Monetary policy committee member Gertjan Vlieghe says debt, demographics and distribution of income could all depress interest rates for years to come
The prospect of ultra-low interest rates persisting for years to come has been conjured up by a leading Bank of England policymaker after a further fall in oil prices and shares in London sinking to their lowest level since late 2012.
Gertjan Vlieghe, one of the nine members of Threadneedle Street’s monetary policy committee, the body that sets the official cost of borrowing, said debt, demographics and distribution of income could all depress interest rates.
In his first speech since becoming a member of the MPC, Vlieghe said policymakers should not assume “the future will look like the past” and must “be prepared for the possibility that real interest rates will remain well below their historical average for a very long time”.
The closure of Wall Street for the Martin Luther King public holiday meant a quieter day on financial markets before growth news from China overnight. London’s FTSE 100 Index fell 24 points to 5,779.9.
Market expectations that the official lifting of sanctions against Iran will lead to an increase in the supply of oil triggered a fresh decline in the cost of crude. At one stage in early trading in London, Brent crude fell to $27.67 a barrel before recovering to $28.80 by the close.
“Iran’s return to the oil market has been on the agenda for some time and therefore does not really come as any great surprise,” a Commerzbank senior analyst, Carsten Fritsch, said. “Nonetheless, prices were bound to react negatively in the short term in view of the negative market sentiment.”
The oil price has fallen by more than $85 dollars a barrel from its recent peak of $115 a barrel in August 2014, leading to lower inflation and less pressure on central banks to raise interest rates.
Vlieghe said there were also longer-term factors helping to keep borrowing costs low. Higher levels of debt would make interest rates less effective in raising spending levels; a longer-living population would be saving more for future retirement; and a more unequal distribution of income might amplify the effects of rising debt.
The MPC member said it was not hard to imagine a world in which all three Ds interacted. “A high debt economy faces headwinds and needs lower interest rates. A high debt economy with adverse demographic trends needs even lower interest rates. And a high debt economy with adverse demographic trends and higher inequality … well, you get the picture.”
In March, the MPC will have held interest rates unchanged at 0.5% for seven years, and with only one member, Ian McCafferty, voting for an increase at its meeting in January, the City now believes it will be late 2016 or early 2017 before borrowing costs rise.
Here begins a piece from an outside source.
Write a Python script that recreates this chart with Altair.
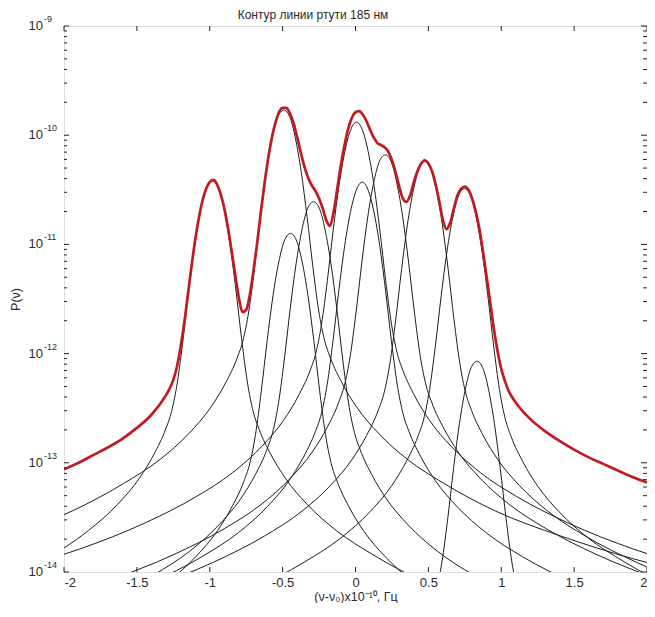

Mark Carney, the Bank’s governor, will give his views on the state of the economy in a speech on Tuesday but Vlieghe made it clear he was in no hurry to vote for an increase. “If I were confident that, over the next few years, policy rates would have to rise significantly to match historical averages of real interest rates, I would be looking for the first possible opportunity to raise rates, to avoid having to raise them very sharply in the next few years.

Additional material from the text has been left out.